Kugelstoß-Weltmeister und Paris-Silbermedaillengewinner Niko Kappel erklärte: "Luke Mockridge und seine beiden Mitstreiter haben Pech, dass Menschenverachtung, Ignoranz und Geschmacklosigkeit nicht paralympisch sind. Sonst hätten sie diese tollen Spiele als Athleten erleben können und wären heiße Gold-Kandidaten gewesen."
Der Präsident des Behinderten- und Rehasportverbands Berlin, Özcan Mutlu, forderte von Mockridge eine Entschuldigung. "Eine Entgleisung sondergleichen", sagte Mutlu. "Das kann weder als Comedy noch als bloße Dummheit abgetan werden." Solche herabwürdigenden Äußerungen seien absolut inakzeptabel und verdienen scharfe Verurteilung. "Mockridge sollte sich zutiefst schämen und unverzüglich entschuldigen."
Einladung an Mockridge
Auch der Deutsche Behindertensportverband (DBS) reagierte und sprach dem Komiker eine Einladung aus. "Wir möchten dazu ermuntern, sich Para-Sport live anzuschauen, um zu erleben, zu welch beeindruckenden Leistungen Menschen mit Behinderungen in der Lage sind - und, um zu verstehen, welche Bereicherung sie für unsere Gesellschaft sind", teilte der DBS mit. "Eine größere Aufmerksamkeit möchten wir diesem Beitrag nicht widmen." Mockridge erklärte, dass er die Einladung "sehr gerne" annehmen wolle.

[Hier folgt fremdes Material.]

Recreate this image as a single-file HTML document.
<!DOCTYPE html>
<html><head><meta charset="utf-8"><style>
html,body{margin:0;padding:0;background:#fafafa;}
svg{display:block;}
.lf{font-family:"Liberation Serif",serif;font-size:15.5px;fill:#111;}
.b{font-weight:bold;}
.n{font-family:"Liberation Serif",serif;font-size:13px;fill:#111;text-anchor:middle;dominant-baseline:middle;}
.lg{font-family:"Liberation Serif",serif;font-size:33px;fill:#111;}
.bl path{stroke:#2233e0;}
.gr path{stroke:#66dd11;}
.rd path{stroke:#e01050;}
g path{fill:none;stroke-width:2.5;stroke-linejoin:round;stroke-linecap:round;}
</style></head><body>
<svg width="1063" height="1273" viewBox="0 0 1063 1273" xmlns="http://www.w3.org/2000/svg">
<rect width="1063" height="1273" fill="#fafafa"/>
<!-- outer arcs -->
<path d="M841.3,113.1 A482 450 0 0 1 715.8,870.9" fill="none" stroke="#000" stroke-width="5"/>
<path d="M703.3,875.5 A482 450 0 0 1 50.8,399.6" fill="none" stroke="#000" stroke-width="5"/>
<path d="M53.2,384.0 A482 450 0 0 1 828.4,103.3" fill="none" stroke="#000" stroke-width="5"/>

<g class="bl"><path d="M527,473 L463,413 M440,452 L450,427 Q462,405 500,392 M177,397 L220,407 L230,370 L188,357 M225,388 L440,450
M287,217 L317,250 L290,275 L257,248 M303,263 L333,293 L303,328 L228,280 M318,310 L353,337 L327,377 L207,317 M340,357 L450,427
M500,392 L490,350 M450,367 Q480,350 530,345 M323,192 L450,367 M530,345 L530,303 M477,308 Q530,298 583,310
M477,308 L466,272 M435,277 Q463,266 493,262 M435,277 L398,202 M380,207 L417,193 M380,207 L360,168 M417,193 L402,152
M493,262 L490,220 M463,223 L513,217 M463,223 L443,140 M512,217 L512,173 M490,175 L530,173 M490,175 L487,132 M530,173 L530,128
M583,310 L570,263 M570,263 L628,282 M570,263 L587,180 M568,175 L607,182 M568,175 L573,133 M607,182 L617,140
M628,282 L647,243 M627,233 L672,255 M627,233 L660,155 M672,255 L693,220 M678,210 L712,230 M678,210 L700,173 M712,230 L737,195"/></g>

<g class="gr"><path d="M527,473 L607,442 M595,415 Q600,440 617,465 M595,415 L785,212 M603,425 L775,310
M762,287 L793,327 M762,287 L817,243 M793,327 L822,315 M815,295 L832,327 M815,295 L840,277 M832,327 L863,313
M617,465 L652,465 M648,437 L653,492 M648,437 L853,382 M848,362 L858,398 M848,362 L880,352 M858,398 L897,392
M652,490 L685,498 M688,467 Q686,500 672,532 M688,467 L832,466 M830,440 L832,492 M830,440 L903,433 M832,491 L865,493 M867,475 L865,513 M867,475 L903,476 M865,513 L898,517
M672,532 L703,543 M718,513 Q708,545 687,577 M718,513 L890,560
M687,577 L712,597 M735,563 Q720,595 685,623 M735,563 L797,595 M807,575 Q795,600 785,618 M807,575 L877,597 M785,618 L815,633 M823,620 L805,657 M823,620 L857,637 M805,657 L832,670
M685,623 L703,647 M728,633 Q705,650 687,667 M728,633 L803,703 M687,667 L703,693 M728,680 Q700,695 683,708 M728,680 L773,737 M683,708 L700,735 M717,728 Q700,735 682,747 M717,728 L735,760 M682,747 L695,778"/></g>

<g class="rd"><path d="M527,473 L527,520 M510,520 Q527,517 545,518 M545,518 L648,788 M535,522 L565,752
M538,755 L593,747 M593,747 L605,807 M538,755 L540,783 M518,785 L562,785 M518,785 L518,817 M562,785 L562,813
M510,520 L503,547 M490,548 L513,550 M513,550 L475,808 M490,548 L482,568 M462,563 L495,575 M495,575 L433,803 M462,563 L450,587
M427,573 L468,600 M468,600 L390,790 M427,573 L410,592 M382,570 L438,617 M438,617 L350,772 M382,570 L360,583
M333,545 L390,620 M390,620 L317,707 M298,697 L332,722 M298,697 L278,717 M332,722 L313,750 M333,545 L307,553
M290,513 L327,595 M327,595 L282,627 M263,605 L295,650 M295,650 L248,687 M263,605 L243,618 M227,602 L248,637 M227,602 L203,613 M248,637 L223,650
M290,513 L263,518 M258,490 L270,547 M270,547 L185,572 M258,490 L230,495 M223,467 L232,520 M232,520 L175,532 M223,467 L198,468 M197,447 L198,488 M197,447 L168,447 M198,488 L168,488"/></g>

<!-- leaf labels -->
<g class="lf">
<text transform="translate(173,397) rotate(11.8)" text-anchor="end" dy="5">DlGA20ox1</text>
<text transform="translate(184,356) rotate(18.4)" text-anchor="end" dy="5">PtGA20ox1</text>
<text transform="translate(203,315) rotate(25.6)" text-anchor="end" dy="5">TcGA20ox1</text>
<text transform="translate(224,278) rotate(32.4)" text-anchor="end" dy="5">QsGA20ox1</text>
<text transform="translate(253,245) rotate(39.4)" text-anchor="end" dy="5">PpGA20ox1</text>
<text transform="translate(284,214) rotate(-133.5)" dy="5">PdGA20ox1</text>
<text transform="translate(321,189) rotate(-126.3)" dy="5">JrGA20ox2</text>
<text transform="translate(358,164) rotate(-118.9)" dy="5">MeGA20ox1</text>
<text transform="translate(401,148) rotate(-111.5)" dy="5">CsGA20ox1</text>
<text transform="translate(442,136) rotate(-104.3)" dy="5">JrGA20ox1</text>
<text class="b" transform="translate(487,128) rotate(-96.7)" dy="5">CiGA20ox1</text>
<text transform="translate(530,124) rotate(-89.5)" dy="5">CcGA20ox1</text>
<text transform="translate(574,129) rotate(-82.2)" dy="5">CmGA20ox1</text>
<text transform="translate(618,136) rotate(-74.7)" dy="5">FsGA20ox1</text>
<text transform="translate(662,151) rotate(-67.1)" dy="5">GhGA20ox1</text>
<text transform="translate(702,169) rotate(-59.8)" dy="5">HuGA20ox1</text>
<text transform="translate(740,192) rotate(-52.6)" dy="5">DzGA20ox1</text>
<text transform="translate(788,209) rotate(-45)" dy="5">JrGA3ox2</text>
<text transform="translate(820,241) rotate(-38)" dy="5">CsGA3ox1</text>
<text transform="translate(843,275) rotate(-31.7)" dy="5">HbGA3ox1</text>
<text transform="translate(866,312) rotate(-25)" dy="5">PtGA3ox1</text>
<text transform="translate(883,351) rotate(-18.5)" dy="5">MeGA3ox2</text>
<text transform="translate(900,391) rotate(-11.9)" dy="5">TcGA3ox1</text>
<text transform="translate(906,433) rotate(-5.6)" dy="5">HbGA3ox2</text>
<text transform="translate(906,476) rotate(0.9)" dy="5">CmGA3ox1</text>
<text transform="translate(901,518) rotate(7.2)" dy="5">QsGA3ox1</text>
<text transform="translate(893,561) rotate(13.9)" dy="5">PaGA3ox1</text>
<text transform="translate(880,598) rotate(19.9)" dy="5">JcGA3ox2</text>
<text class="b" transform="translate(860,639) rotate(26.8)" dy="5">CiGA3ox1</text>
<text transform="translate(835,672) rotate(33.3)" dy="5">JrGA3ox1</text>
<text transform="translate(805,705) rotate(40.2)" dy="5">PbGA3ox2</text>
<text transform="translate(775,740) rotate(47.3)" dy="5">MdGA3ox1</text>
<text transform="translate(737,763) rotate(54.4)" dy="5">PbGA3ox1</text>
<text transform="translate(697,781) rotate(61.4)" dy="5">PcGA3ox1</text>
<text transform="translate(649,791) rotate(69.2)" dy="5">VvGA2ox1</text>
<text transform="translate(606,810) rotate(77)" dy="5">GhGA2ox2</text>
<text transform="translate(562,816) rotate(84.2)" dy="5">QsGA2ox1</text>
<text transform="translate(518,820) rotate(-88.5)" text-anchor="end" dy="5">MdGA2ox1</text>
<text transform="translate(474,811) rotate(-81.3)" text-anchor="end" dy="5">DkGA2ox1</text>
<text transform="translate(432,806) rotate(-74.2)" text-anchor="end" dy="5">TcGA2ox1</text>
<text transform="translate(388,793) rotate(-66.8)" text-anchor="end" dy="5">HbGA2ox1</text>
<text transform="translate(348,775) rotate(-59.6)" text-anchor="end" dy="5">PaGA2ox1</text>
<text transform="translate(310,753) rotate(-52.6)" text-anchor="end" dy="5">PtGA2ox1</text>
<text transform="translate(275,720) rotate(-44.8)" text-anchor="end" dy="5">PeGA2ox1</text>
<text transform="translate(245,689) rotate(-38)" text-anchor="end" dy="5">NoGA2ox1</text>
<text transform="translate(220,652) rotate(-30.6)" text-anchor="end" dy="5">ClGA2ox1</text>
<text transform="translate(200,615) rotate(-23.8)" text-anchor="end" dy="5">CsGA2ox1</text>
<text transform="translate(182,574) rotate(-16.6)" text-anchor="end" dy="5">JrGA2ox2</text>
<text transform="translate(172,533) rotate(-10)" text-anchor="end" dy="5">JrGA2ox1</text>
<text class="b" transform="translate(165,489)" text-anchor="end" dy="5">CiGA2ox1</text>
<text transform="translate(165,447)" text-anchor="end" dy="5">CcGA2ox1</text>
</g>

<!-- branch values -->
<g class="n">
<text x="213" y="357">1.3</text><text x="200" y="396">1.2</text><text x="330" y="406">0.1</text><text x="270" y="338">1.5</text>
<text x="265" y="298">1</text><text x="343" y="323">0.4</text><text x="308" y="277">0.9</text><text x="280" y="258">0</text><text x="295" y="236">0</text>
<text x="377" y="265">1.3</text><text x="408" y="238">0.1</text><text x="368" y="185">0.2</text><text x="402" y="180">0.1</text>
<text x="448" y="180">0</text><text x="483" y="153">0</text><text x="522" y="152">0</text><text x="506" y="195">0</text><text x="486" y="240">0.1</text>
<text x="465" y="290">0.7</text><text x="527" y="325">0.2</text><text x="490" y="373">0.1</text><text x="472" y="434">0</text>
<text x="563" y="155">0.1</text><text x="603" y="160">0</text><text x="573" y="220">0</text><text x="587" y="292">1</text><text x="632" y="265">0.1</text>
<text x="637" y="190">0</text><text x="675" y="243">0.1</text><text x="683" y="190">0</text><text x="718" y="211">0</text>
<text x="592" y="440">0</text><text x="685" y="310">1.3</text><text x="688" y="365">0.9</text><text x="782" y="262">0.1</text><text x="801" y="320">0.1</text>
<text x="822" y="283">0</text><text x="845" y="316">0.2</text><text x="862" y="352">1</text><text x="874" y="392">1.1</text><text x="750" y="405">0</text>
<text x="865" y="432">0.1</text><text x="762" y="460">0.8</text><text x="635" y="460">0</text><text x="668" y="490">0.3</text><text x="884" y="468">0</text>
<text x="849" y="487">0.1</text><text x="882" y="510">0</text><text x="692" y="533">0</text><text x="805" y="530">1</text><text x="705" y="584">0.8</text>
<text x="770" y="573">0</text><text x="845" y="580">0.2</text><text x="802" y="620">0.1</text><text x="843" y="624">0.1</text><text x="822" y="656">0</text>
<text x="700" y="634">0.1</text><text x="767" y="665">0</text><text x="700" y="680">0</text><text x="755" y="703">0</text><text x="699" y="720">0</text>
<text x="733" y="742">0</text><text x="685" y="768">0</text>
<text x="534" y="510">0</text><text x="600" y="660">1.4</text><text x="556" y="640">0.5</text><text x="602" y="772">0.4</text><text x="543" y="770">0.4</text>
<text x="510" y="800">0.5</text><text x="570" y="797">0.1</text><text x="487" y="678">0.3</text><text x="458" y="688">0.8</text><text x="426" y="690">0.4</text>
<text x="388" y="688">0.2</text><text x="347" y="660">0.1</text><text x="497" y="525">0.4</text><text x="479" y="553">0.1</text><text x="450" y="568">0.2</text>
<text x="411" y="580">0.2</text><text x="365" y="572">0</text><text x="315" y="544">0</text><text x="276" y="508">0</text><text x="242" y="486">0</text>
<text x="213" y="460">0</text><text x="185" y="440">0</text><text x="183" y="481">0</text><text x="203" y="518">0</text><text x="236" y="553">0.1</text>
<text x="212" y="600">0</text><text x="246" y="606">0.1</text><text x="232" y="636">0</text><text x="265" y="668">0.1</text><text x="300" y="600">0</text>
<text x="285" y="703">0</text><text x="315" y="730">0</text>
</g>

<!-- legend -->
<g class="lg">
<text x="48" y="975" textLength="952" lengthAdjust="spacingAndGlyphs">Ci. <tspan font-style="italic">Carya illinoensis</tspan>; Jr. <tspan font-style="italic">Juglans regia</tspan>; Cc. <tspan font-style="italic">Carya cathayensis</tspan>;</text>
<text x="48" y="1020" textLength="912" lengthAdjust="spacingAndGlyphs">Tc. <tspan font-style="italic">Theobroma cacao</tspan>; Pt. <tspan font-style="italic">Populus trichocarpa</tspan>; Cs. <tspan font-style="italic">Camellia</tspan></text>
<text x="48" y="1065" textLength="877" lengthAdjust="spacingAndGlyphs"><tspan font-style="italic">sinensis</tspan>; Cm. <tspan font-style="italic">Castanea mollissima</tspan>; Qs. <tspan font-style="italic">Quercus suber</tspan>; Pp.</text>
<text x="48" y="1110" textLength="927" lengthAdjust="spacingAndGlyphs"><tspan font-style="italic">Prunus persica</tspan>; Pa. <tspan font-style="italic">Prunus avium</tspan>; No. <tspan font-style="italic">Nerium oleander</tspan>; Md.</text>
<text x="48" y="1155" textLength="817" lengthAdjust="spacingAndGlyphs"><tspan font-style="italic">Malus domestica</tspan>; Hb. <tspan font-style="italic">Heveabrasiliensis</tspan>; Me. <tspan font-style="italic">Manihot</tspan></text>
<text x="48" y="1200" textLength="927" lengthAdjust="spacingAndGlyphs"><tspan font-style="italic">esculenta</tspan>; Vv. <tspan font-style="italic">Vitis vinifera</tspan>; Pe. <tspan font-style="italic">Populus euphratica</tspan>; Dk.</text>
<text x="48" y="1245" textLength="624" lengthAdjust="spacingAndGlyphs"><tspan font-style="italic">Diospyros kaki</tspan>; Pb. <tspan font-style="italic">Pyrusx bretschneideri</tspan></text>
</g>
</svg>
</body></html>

Er freue sich "auf den Perspektivwechsel und darauf, aktiv zu lernen. Comedy und Sport sollen Spaß machen - immer! Heute hat das nicht geklappt, und das geht auf meinen Deckel", hieß es in seinem Statement abschließend.
Schon in der Vergangenheit war Mockridge in den Fokus gerückt. Unter anderem hatte er im "ZDF-Fernsehgarten" mit einem irritierenden Auftritt für Ärger gesorgt. "Die Witze allerdings, die Luke Mockridge heute von sich gegeben hat, trafen weder unseren Humor noch den des Publikums. Mehr gibt es leider nicht zu sagen, der Auftritt spricht für sich selbst", hatte das ZDF damals mitgeteilt. Der Komiker Mockridge hatte einst zu den Sender-Gesichtern von Sat.1 gezählt. Im August 2021 hatte er eine Auszeit angekündigt und war seither im Fernsehen kaum mehr in Erscheinung getreten. Ab Mitte September soll Mockridge durch die Sat.1-Sendung "Was ist in der Box? Das Comedy-Quiz" führen.